Medicaid Expansion Covers Millions At 'Modest' Cost To States: Report

Discussion in 'Politics' started by Free Thinker, Nov 26, 2012.

  1. Expanding Medicaid health benefits to everyone eligible under President Barack Obama's health care reform law would increase state spending on the program by just 3 percent while extending health coverage to more than 20 million people, according to a study released Monday by the Henry J. Kaiser Family Foundation and the Urban Institute.

    The health care law seeks to enroll into the Medicaid program anyone who earns up to 133 percent of the federal poverty level, which is $14,856 this year. But when the Supreme Court upheld the law in June, its decision allowed states to opt out of the Medicaid expansion. So far, Republican governors in eight states have declared they won't participate, denying health care coverage to millions of their poorest residents.

    Republican governors who are stalwart opponents of Obamacare, including Rick Perry of Texas and Bobby Jindal of Louisiana, cite the cost of expanding Medicaid as a primary reason for refusing to go along with the Affordable Care Act, also known as the ACA. But the states' share of the new costs of covering more people on Medicaid is relatively small. Combined with greater private health insurance coverage, Medicaid expansion would result in a large reduction in the number of uninsured people, and fewer unpaid medical bills that raise costs for taxpayers.

    "By implementing the Medicaid expansion with other provisions of the ACA, states could significantly reduce the number of uninsured," the Kaiser Family Foundation and Urban Institute study states. "Overall state costs of implementing the Medicaid expansion would be modest compared to increases in federal funds, and many states are likely to see small net budget gains."

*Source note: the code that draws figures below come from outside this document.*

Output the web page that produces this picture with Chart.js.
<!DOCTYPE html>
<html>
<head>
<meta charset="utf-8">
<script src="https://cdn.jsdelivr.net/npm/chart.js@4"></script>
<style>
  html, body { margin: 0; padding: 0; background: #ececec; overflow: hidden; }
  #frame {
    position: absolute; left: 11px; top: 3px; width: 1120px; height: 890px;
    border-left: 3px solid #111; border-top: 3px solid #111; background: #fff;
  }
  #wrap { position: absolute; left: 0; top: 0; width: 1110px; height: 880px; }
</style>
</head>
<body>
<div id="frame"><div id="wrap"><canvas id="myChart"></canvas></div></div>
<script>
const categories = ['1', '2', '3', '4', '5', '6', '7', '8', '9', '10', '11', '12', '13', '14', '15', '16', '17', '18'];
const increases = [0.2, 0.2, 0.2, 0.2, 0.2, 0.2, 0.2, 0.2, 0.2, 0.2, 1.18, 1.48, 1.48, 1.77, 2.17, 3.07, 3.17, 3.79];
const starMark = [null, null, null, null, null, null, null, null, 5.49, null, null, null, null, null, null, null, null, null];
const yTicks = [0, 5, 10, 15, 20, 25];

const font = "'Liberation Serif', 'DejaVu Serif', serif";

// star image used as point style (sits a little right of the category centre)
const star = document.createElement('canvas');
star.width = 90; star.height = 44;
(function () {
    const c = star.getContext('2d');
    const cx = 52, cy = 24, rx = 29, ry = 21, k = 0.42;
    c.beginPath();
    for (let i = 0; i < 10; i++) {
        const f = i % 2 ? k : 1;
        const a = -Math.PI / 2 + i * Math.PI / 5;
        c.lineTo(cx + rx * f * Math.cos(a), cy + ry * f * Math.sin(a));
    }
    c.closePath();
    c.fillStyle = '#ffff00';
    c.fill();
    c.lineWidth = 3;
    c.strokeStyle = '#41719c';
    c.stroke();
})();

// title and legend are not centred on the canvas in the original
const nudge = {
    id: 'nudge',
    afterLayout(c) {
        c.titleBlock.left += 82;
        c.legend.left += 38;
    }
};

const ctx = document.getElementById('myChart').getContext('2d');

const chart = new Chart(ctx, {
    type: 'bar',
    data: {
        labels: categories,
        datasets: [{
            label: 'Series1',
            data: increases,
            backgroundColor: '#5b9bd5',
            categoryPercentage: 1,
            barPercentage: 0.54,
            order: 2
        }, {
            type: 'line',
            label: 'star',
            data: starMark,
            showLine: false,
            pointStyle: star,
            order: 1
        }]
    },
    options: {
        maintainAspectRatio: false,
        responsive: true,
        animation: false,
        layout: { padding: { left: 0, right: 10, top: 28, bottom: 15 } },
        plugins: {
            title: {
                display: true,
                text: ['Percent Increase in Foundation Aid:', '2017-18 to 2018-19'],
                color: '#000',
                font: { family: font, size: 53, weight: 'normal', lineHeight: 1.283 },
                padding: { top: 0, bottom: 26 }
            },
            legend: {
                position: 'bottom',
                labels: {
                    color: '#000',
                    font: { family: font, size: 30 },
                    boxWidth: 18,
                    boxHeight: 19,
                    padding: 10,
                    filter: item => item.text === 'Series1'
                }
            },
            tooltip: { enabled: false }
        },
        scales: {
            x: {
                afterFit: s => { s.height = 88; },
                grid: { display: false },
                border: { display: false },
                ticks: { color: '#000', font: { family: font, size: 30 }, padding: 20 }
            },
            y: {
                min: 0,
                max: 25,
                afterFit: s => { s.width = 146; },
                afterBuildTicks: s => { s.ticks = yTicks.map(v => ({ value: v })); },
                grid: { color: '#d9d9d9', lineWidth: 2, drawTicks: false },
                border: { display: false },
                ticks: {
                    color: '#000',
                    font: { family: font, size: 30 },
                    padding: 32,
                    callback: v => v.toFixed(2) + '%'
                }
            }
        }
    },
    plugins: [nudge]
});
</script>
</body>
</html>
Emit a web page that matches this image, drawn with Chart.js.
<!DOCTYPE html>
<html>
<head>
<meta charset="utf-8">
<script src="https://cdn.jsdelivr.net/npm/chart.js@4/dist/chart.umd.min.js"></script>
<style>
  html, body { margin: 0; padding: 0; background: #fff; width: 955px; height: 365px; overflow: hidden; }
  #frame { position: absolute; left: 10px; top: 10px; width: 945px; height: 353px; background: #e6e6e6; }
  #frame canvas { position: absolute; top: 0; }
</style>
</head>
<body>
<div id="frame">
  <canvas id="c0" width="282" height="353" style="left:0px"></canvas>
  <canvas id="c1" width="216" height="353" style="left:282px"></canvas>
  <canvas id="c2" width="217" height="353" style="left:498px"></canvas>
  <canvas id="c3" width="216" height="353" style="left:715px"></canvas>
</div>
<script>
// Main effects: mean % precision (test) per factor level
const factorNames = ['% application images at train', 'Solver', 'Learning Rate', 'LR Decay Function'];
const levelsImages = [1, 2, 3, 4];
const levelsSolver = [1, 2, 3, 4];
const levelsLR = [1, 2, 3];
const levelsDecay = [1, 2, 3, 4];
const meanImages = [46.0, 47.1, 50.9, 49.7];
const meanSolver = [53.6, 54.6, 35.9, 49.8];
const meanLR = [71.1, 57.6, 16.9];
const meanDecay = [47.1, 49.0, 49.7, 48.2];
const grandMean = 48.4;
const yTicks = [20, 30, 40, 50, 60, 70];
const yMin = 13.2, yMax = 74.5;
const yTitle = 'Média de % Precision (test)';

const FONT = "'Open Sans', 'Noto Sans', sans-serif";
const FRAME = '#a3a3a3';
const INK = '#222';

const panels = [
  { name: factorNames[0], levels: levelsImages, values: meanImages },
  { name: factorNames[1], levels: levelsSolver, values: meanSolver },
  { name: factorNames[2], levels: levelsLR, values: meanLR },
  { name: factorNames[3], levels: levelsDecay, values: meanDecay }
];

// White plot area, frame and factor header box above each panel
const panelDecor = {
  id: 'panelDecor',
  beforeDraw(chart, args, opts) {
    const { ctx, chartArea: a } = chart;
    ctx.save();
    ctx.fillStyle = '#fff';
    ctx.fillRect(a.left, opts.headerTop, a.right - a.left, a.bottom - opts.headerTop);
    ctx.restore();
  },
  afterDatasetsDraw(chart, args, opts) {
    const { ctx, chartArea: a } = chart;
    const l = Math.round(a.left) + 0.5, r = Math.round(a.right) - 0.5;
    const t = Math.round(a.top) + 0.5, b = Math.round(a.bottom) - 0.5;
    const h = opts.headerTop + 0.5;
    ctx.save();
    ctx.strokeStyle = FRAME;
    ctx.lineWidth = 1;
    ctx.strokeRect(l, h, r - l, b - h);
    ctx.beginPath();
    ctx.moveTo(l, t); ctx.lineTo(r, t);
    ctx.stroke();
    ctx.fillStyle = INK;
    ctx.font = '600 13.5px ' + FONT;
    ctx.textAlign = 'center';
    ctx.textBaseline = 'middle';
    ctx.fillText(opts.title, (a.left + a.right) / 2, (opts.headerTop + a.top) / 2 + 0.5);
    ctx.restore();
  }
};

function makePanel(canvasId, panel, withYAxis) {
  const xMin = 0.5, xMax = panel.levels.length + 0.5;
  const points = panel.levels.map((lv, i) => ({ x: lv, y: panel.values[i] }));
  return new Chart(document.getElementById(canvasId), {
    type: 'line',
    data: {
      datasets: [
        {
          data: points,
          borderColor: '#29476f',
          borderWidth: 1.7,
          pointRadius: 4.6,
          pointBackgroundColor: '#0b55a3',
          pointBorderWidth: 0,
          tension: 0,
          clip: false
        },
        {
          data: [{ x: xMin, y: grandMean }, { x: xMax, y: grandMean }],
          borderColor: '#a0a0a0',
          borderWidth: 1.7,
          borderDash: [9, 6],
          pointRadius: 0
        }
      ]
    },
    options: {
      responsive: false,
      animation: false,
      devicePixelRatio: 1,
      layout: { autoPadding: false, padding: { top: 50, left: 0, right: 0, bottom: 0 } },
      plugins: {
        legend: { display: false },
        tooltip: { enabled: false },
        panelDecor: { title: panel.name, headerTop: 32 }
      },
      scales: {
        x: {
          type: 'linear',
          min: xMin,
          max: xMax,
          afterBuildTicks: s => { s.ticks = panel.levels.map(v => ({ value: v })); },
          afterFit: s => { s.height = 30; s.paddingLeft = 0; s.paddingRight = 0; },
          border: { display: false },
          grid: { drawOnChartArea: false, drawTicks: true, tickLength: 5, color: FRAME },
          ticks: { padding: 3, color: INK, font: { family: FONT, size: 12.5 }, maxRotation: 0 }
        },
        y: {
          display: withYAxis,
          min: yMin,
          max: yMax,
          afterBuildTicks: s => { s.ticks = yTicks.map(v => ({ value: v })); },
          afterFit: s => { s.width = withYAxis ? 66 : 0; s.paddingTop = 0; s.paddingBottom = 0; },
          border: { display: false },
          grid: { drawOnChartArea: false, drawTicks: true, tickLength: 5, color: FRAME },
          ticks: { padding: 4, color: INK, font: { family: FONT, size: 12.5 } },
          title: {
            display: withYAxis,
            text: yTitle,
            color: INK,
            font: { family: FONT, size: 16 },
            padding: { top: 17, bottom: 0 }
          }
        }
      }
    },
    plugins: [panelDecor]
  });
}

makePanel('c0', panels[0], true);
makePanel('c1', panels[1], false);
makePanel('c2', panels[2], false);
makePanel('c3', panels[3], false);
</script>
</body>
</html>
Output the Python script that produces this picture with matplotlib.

    The total cost of the Medicaid expansion would be $1.03 trillion between 2013 and 2022, according to the study. States would pay $76 billion of that, which amounts to a 2.9 percent increase compared to what states would have spent on Medicaid if the health care reform law hadn't been enacted. Under the health care reform law, the federal government will pay the full cost of covering newly eligible people on Medicaid from 2014 to 2016, then will scale back funding to 90 percent in 2022 and later years.

    In addition to receiving a large federal subsidy to enroll these uninsured residents, states that expand Medicaid would be able to reduce spending on taxpayer-funded programs to help hospitals and other health care providers cover the cost of so-called uncompensated care, or unpaid medical bills. If Medicaid expanded across the country, states would save $18 billion between 2013 to 2022 , according to the study.